I asked them a single question.
“How have you experienced God?”
Many students did not feel comfortable answering, while others elaborated on the exact moment when God became real to them. Despite differences in belief, sect, and even overall religion, one by one, students explained how they view “higher powers.”
In the middle of the expected self-discovery occurring during the college years, many students on campus question their spirituality, and begin to create their own definitions and perceptions of God, in order to come to terms with the concept of faith.
[cross01] Elise Wagner, a history graduate student, is a practicing Christian Scientist who, unlike many others, unabashedly spoke about experiencing God.
“My father is a news photographer,” she began. “He was recently in a plane, taking pictures of Mt. Saint Helens erupting. The plane got too close, and ash was sucked into the plane’s carbonator. The plane stalled and dropped thousands of feet. My father and the pilot could do nothing humanly, but they could know Truth, and they did,” she continued. Just before it needed to land, the plane resumed, and everyone went home safely that evening. Some would say it was just a coincidence, but so many personal experiences lead me to believe it was God.”
The believers did not end with Elise. Robert Feisel, MSU alumnus, was raised Catholic but no longer belongs to a particular religious organization.
“I see God as being everything and everywhere, which implies that you and I are not only reflections but actually a part of God,” Feisel said. [symbols]
Like Feisel, Yasmin Osati has also strayed from the strict beliefs of her religion. The pre-med sophomore and Muslim clarified that although she doesn’t “look down on organized religion,” she feels that it just does not reach her on a personal level.
“Muslims are supposed to pray five times a day in Arabic,” she explained. “For a year, I did this, even though I do not know Arabic. It didn’t connect with me, so I began to pray in my own way.
“I see God as a very personal thing. I am more spiritual than religious. I ask God for help, and I am helped. As human beings we have a need to think of a higher power,” she said.

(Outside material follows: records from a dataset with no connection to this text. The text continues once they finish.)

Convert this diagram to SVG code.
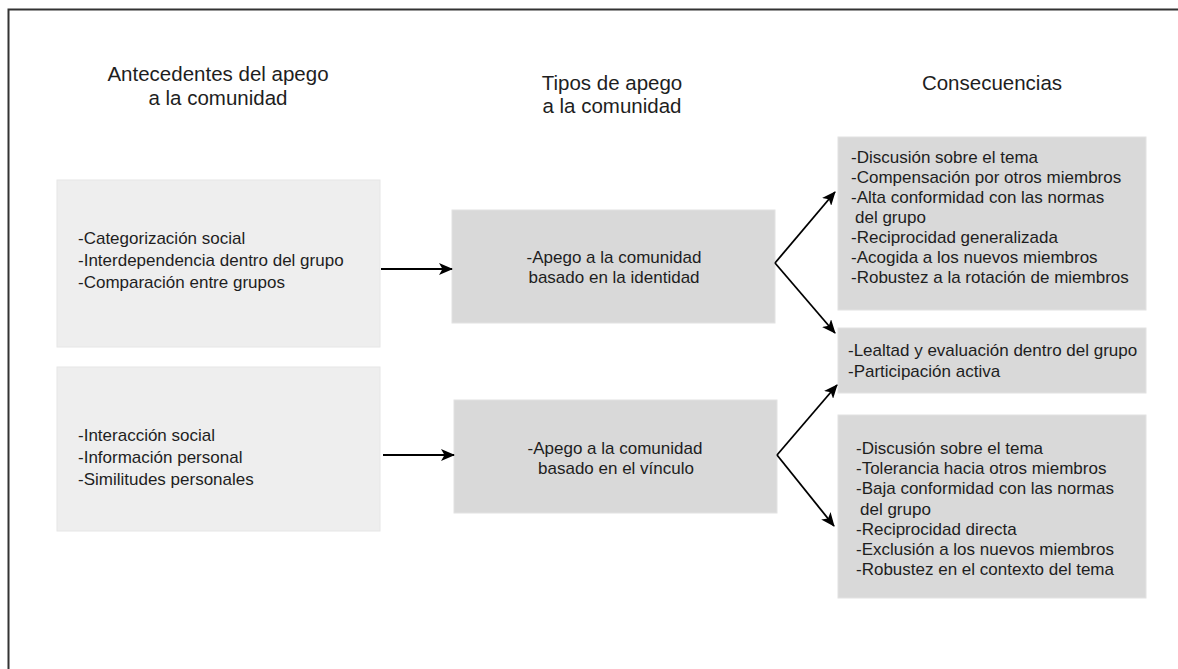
<svg xmlns="http://www.w3.org/2000/svg" width="1178" height="669" viewBox="0 0 1178 669">
  <style>
    .hdr { font-family: "Liberation Sans", Arial, sans-serif; font-size: 20.5px; fill: #1e1e1e; text-anchor: middle; }
    .txt { font-family: "Liberation Sans", Arial, sans-serif; font-size: 17px; fill: #1e1e1e; }
    .mid { text-anchor: middle; }
    .light { fill: #eeeeee; stroke: #e6e6e6; stroke-width: 1; }
    .dark { fill: #d9d9d9; stroke: #e2e2e2; stroke-width: 1; }
    .conn { fill: none; stroke: #000; stroke-width: 1.8; }
  </style>
  <defs>
    <marker id="arrow" viewBox="0 0 14 12" refX="13" refY="6" markerWidth="14" markerHeight="12" markerUnits="userSpaceOnUse" orient="auto">
      <path d="M0,0 L14,6 L0,12 L3.5,6 z" fill="#000"/>
    </marker>
  </defs>

  <rect width="1178" height="669" fill="#ffffff"/>
  <!-- frame: only top and left edges fall inside the canvas -->
  <path d="M8.5,669 L8.5,9.5 L1178,9.5" fill="none" stroke="#333333" stroke-width="2"/>

  <!-- column headings -->
  <g id="heading-antecedentes">
    <text class="hdr" x="218" y="81">Antecedentes del apego</text>
    <text class="hdr" x="218" y="105">a la comunidad</text>
  </g>
  <g id="heading-tipos">
    <text class="hdr" x="612" y="90">Tipos de apego</text>
    <text class="hdr" x="612" y="113">a la comunidad</text>
  </g>
  <g id="heading-consecuencias">
    <text class="hdr" x="992" y="90">Consecuencias</text>
  </g>

  <!-- antecedents -->
  <g id="node-antecedentes-identidad">
    <rect class="light" x="57" y="180" width="323" height="167"/>
    <text class="txt" x="78" y="244">-Categorización social</text>
    <text class="txt" x="78" y="266">-Interdependencia dentro del grupo</text>
    <text class="txt" x="78" y="288">-Comparación entre grupos</text>
  </g>
  <g id="node-antecedentes-vinculo">
    <rect class="light" x="57" y="367" width="323" height="164"/>
    <text class="txt" x="78" y="441">-Interacción social</text>
    <text class="txt" x="78" y="463">-Información personal</text>
    <text class="txt" x="78" y="485">-Similitudes personales</text>
  </g>

  <!-- attachment types -->
  <g id="node-apego-identidad">
    <rect class="dark" x="452" y="210" width="323" height="113"/>
    <text class="txt mid" x="614" y="263">-Apego a la comunidad</text>
    <text class="txt mid" x="614" y="283">basado en la identidad</text>
  </g>
  <g id="node-apego-vinculo">
    <rect class="dark" x="454" y="400" width="323" height="113"/>
    <text class="txt mid" x="615" y="454">-Apego a la comunidad</text>
    <text class="txt mid" x="616" y="474">basado en el vínculo</text>
  </g>

  <!-- consequences -->
  <g id="node-consecuencias-identidad">
    <rect class="dark" x="838" y="137" width="308" height="173"/>
    <text class="txt" x="851" y="163">-Discusión sobre el tema</text>
    <text class="txt" x="851" y="183">-Compensación por otros miembros</text>
    <text class="txt" x="851" y="203">-Alta conformidad con las normas</text>
    <text class="txt" x="855" y="223">del grupo</text>
    <text class="txt" x="851" y="243">-Reciprocidad generalizada</text>
    <text class="txt" x="851" y="263">-Acogida a los nuevos miembros</text>
    <text class="txt" x="851" y="283">-Robustez a la rotación de miembros</text>
  </g>
  <g id="node-consecuencias-comunes">
    <rect class="dark" x="838" y="328" width="308" height="65"/>
    <text class="txt" x="848" y="356">-Lealtad y evaluación dentro del grupo</text>
    <text class="txt" x="848" y="377">-Participación activa</text>
  </g>
  <g id="node-consecuencias-vinculo">
    <rect class="dark" x="838" y="415" width="308" height="183"/>
    <text class="txt" x="856" y="454">-Discusión sobre el tema</text>
    <text class="txt" x="856" y="474">-Tolerancia hacia otros miembros</text>
    <text class="txt" x="856" y="494">-Baja conformidad con las normas</text>
    <text class="txt" x="860" y="515">del grupo</text>
    <text class="txt" x="856" y="535">-Reciprocidad directa</text>
    <text class="txt" x="856" y="555">-Exclusión a los nuevos miembros</text>
    <text class="txt" x="856" y="575">-Robustez en el contexto del tema</text>
  </g>

  <!-- connectors -->
  <g id="connectors">
    <line class="conn" x1="381" y1="269" x2="452" y2="269" marker-end="url(#arrow)"/>
    <line class="conn" x1="383" y1="455" x2="454" y2="455" marker-end="url(#arrow)"/>
    <line class="conn" x1="775" y1="263" x2="835" y2="192" marker-end="url(#arrow)"/>
    <line class="conn" x1="775" y1="263" x2="835" y2="333" marker-end="url(#arrow)"/>
    <line class="conn" x1="777" y1="455" x2="837" y2="385" marker-end="url(#arrow)"/>
    <line class="conn" x1="777" y1="455" x2="834" y2="526" marker-end="url(#arrow)"/>
  </g>
</svg>
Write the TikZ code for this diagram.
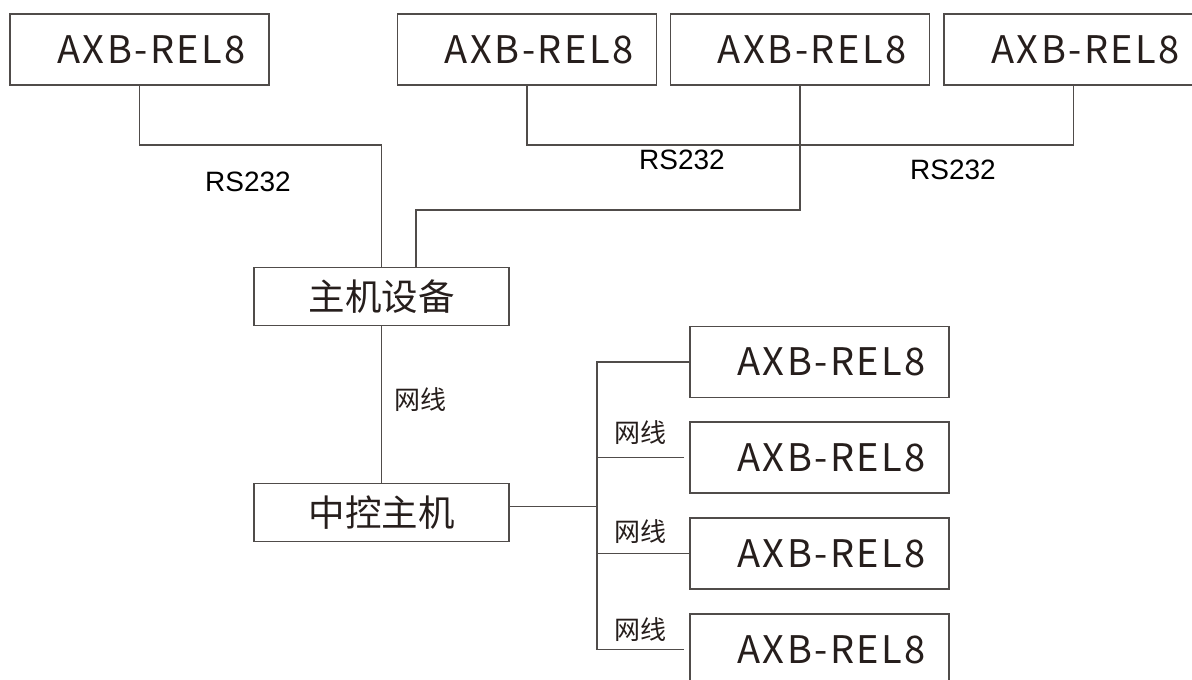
\documentclass[tikz,border=0pt]{standalone}
\usepackage{fontspec}
\setmainfont{Liberation Sans}
\newfontfamily\cjk{Noto Sans CJK SC}
\newfontfamily\relfont[LetterSpace=6.5]{Noto Sans CJK SC}
\usetikzlibrary{calc}
\definecolor{linecol}{RGB}{80,76,74}
\definecolor{textcol}{RGB}{38,30,28}
\newcommand{\relname}{\hspace*{24pt}AXB-REL8}

\tikzset{
	relbox/.style={draw=linecol, line width=1.9pt, minimum width=259pt, minimum height=71pt, inner sep=0pt, text=textcol, font=\relfont\fontsize{38}{38}\selectfont},
	hostbox/.style={draw=linecol, line width=1.9pt, minimum width=255pt, minimum height=58pt, inner sep=0pt, text=textcol, font=\cjk\fontsize{36.5}{36.5}\selectfont},
	wire/.style={draw=linecol, line width=1.9pt},
	rslabel/.style={font=\fontsize{28}{28}\selectfont},
	netlabel/.style={text=textcol, font=\cjk\fontsize{26}{26}\selectfont}
}

\begin{document}
\begin{tikzpicture}[x=1pt,y=-1pt]
		\useasboundingbox (0,0) rectangle (1192,680);
		\clip (0,0) rectangle (1192,680);
		% top row
		\node[relbox] (t1) at (139.5,49.5) {\relname};
		\node[relbox] (t2) at (527,49.5) {\relname};
		\node[relbox] (t3) at (800,49.5) {\relname};
		\node[relbox] (t4) at (1073.5,49.5) {\relname};
		% hosts
		\node[hostbox] (host) at (381.5,296.5) {主机设备};
		\node[hostbox] (ctrl) at (381.5,512.5) {中控主机};
		% right column
		\node[relbox] (r1) at (819.5,362) {\relname};
		\node[relbox] (r2) at (819.5,457.5) {\relname};
		\node[relbox] (r3) at (819.5,553.5) {\relname};
		\node[relbox] (r4) at (819.5,649.5) {\relname};
		\coordinate (bus) at (597,0);
		\coordinate (hostin) at ([xshift=34.5pt]host.north);
		\coordinate (ctrlout) at ([yshift=6pt]ctrl.east);
		% wires
		\draw[wire] (t1.south) -- ++(0,59) -| (host.north);
		\draw[wire] (t2.south) -- ++(0,59) -| (t4.south);
		\draw[wire] (t3.south) -- ++(0,124) -| (hostin);
		\draw[wire] (host.south) -- (ctrl.north);
		\draw[wire] (ctrlout) -- (ctrlout -| bus);
		\draw[wire] (r1.west) -- (r1.west -| bus) -- (r4.west -| bus) -- ([xshift=-5pt]r4.west);
		\draw[wire] ([xshift=-5pt]r2.west) -- (r2.west -| bus);
		\draw[wire] (r3.west) -- (r3.west -| bus);
		% labels
		\node[rslabel] (rs1) at (248,182) {RS232};
		\node[rslabel] (rs2) at (682,160) {RS232};
		\node[rslabel] (rs3) at (953,170) {RS232};
		\node[netlabel] (net1) at (420,400) {网线};
		\node[netlabel] (net2) at (640,433) {网线};
		\node[netlabel] (net3) at (640,532) {网线};
		\node[netlabel] (net4) at (640,630) {网线};
\end{tikzpicture}
\end{document}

Osati also said she believes in God partly because of a near-tragedy that occurred within her family.
“My dad had a heart attack last year and almost died,” she said. “He pulled through, and it now perfectly fine. This is a miracle. In situations where everything can fall apart, but it ends up okay—that is a higher power. There are certain things that you just can’t explain,” she said.
Since church and state are supposed to be separate in our democracy, many people affiliate God with something personal, not something sanctioned or required. Though the answers from MSU’s students varied in length and content, not a single person felt their words described the presence of God just right.
“A relationship with God transcends human explanation,” Wagner said. “It’s a relationship more pure and true than with even the closest of friends or family.”